Cineasta dirige sem cinto de segurança

TIAGO MATA MACHADO
CRÍTICO DA FOLHA

Uma cruz à margem da estrada e a vida interrompida que esta designa. Um boteco de beira de estrada e as vidas estagnadas que este comporta. Uma casa no fim do mundo e o derradeiro beco sem saída em que se meteu uma família.
Angústia, desolação e desespero: o filme de beira de estrada do argentino Pablo Reyero é uma viagem ao fim da noite de personagens destinados a acabar como uma cruz anônima num lugar ermo. Para cada cabeça, a catástrofe humana correspondente: Reyero surpreende os personagens já atolados em desgraça ou à procura dela.
"La Cruz del Sur" parte de um enredo terrivelmente recorrente.

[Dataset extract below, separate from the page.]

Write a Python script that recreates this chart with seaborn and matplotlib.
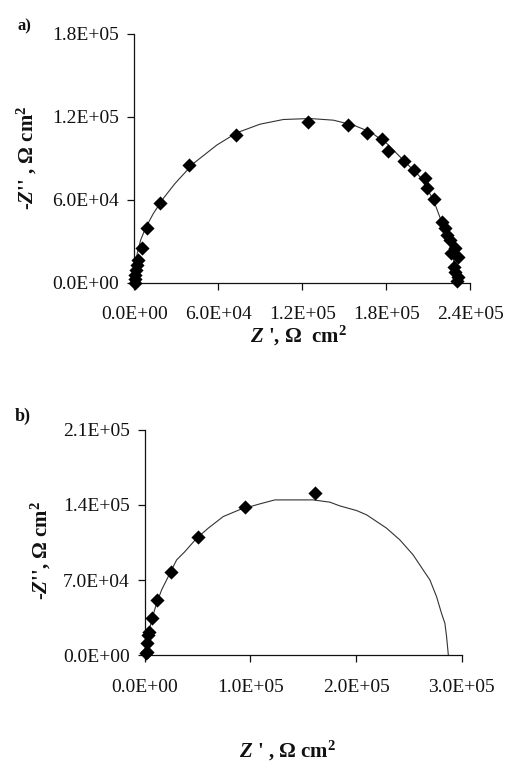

Javier, viciado em crack, Nora, a namorada grávida e cocainômana, e Wendy, o irmão soropositivo, dão um golpe e acabam acuados na casa dos pais.
Reyero chega, assim, ao "mundo de Caim", mundo das pulsões primevas. Uma teia de relações incestuosas e mal resolvidas nos aprisiona desavisadamente. Nunca chegamos inteiramente à verdade dessas relações, mas somos brutalmente tomados pelo clima que se estabelece entre os personagens.
"La Cruz del Sur" pode se revelar uma experiência desagradável e uma produção não muito bem-sucedida, mas tem o que falta à maioria das produções sul-americanas contemporâneas, uma atmosfera densa e verdadeiramente opressiva que torna indissociáveis os personagens e o espaço. A força do filme reside na amálgama entre a brutalidade estéril dos personagens e a esterilidade brutal da geografia.
O enredo não importa tanto quanto a busca dessa amálgama. O mérito de Reyero foi ter apostado, junto com os atores, nas descobertas e nos riscos da filmagem, fugindo à tendência excessivamente dramatúrgica que tem marcado o cinema de seus conterrâneos. Reyero dirige sem cinto de segurança. Não chegou a um grande filme no fim do caminho, mas aprendeu o suficiente para não se deixar prender, da próxima vez, pelos falsos obstáculos.